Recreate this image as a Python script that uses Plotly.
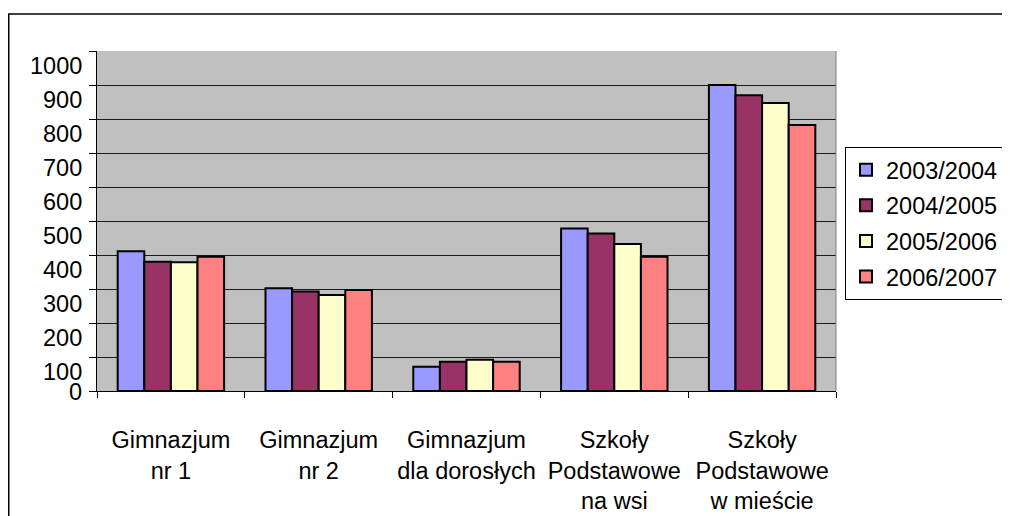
import plotly.graph_objects as go

categories = ["Gimnazjum<br>nr 1", "Gimnazjum<br>nr 2", "Gimnazjum<br>dla dorosłych",
              "Szkoły<br>Podstawowe<br>na wsi", "Szkoły<br>Podstawowe<br>w mieście"]
series_names = ["2003/2004", "2004/2005", "2005/2006", "2006/2007"]
v_2003_2004 = [411, 302, 71, 478, 900]
v_2004_2005 = [380, 293, 86, 463, 870]
v_2005_2006 = [379, 282, 92, 432, 847]
v_2006_2007 = [395, 297, 86, 395, 782]
series_values = [v_2003_2004, v_2004_2005, v_2005_2006, v_2006_2007]
y_ticks = [0, 100, 200, 300, 400, 500, 600, 700, 800, 900, 1000]

colors = ["#9999FF", "#993366", "#FFFFCC", "#FF8080"]
FONT = "Liberation Sans, Arial, sans-serif"
FS = 23.5

fig = go.Figure()
for name, vals, col in zip(series_names, series_values, colors):
    fig.add_trace(go.Bar(x=categories, y=vals, name=name, legendgroup=name,
                         marker=dict(color=col, line=dict(color="black", width=2))))

# page has an 8px body margin, so the figure is 8px smaller and offset
OFF = 8
W, H = 1010 - OFF, 516 - OFF
L, R, T, B = 97 - OFF, 836 - OFF, 51 - OFF, 391 - OFF
PW, PH = R - L, B - T

fig.update_layout(
    width=W, height=H,
    margin=dict(l=L, r=W - R, t=T, b=H - B, pad=0, autoexpand=False),
    paper_bgcolor="white", plot_bgcolor="#C0C0C0",
    barmode="group", bargap=0.28, bargroupgap=0,
    font=dict(family=FONT, size=FS, color="black"),
    showlegend=True,
    legend=dict(x=(845 - OFF - L) / PW, y=(B - (147 - OFF)) / PH, xanchor="left", yanchor="top",
                bgcolor="white", bordercolor="black", borderwidth=1,
                font=dict(family=FONT, size=FS, color="black"),
                tracegroupgap=2, itemwidth=30, entrywidth=150, entrywidthmode="pixels"),
)
fig.update_xaxes(showline=True, linecolor="black", linewidth=1, ticks="outside",
                 tickson="boundaries", ticklen=6, tickcolor="black", showgrid=False,
                 ticklabelstandoff=28, tickfont=dict(family=FONT, size=FS), automargin=False)
fig.update_yaxes(range=[0, 1000], tickvals=y_ticks, showticklabels=False,
                 showline=True, linecolor="black", linewidth=1, ticks="outside", ticklen=7,
                 tickcolor="black", showgrid=True, gridcolor="#1a1a1a", gridwidth=1,
                 zeroline=False, automargin=False)

# y tick labels (offset as in reference)
for v in y_ticks:
    fig.add_annotation(xref="paper", yref="y", x=0, y=v, text=str(v), showarrow=False,
                       xanchor="right", yanchor="middle", xshift=-13,
                       yshift=(-15 if v > 0 else -1),
                       font=dict(family=FONT, size=FS, color="black"))

# plot area right border
fig.add_shape(type="line", xref="paper", yref="paper", x0=1, x1=1, y0=0, y1=1,
              line=dict(color="#808080", width=1))
# outer chart border (runs off the image at right and bottom)
fig.add_shape(type="rect", xref="paper", yref="paper",
              x0=(0.75 - L) / PW, x1=1.5, y0=-1.0, y1=(B - (14 - OFF)) / PH,
              line=dict(color="black", width=1.5), layer="below")

fig.write_html("out.html")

> _TASK DESCRIPTION_:
From the material above, reproduce everything verbatim except the pictures.

> _ANSWER FOR THE TASK_:
Recreate this image as a Python script that uses Plotly.
import plotly.graph_objects as go

categories = ["Gimnazjum<br>nr 1", "Gimnazjum<br>nr 2", "Gimnazjum<br>dla dorosłych",
              "Szkoły<br>Podstawowe<br>na wsi", "Szkoły<br>Podstawowe<br>w mieście"]
series_names = ["2003/2004", "2004/2005", "2005/2006", "2006/2007"]
v_2003_2004 = [411, 302, 71, 478, 900]
v_2004_2005 = [380, 293, 86, 463, 870]
v_2005_2006 = [379, 282, 92, 432, 847]
v_2006_2007 = [395, 297, 86, 395, 782]
series_values = [v_2003_2004, v_2004_2005, v_2005_2006, v_2006_2007]
y_ticks = [0, 100, 200, 300, 400, 500, 600, 700, 800, 900, 1000]

colors = ["#9999FF", "#993366", "#FFFFCC", "#FF8080"]
FONT = "Liberation Sans, Arial, sans-serif"
FS = 23.5

fig = go.Figure()
for name, vals, col in zip(series_names, series_values, colors):
    fig.add_trace(go.Bar(x=categories, y=vals, name=name, legendgroup=name,
                         marker=dict(color=col, line=dict(color="black", width=2))))

# page has an 8px body margin, so the figure is 8px smaller and offset
OFF = 8
W, H = 1010 - OFF, 516 - OFF
L, R, T, B = 97 - OFF, 836 - OFF, 51 - OFF, 391 - OFF
PW, PH = R - L, B - T

fig.update_layout(
    width=W, height=H,
    margin=dict(l=L, r=W - R, t=T, b=H - B, pad=0, autoexpand=False),
    paper_bgcolor="white", plot_bgcolor="#C0C0C0",
    barmode="group", bargap=0.28, bargroupgap=0,
    font=dict(family=FONT, size=FS, color="black"),
    showlegend=True,
    legend=dict(x=(845 - OFF - L) / PW, y=(B - (147 - OFF)) / PH, xanchor="left", yanchor="top",
                bgcolor="white", bordercolor="black", borderwidth=1,
                font=dict(family=FONT, size=FS, color="black"),
                tracegroupgap=2, itemwidth=30, entrywidth=150, entrywidthmode="pixels"),
)
fig.update_xaxes(showline=True, linecolor="black", linewidth=1, ticks="outside",
                 tickson="boundaries", ticklen=6, tickcolor="black", showgrid=False,
                 ticklabelstandoff=28, tickfont=dict(family=FONT, size=FS), automargin=False)
fig.update_yaxes(range=[0, 1000], tickvals=y_ticks, showticklabels=False,
                 showline=True, linecolor="black", linewidth=1, ticks="outside", ticklen=7,
                 tickcolor="black", showgrid=True, gridcolor="#1a1a1a", gridwidth=1,
                 zeroline=False, automargin=False)

# y tick labels (offset as in reference)
for v in y_ticks:
    fig.add_annotation(xref="paper", yref="y", x=0, y=v, text=str(v), showarrow=False,
                       xanchor="right", yanchor="middle", xshift=-13,
                       yshift=(-15 if v > 0 else -1),
                       font=dict(family=FONT, size=FS, color="black"))

# plot area right border
fig.add_shape(type="line", xref="paper", yref="paper", x0=1, x1=1, y0=0, y1=1,
              line=dict(color="#808080", width=1))
# outer chart border (runs off the image at right and bottom)
fig.add_shape(type="rect", xref="paper", yref="paper",
              x0=(0.75 - L) / PW, x1=1.5, y0=-1.0, y1=(B - (14 - OFF)) / PH,
              line=dict(color="black", width=1.5), layer="below")

fig.write_html("out.html")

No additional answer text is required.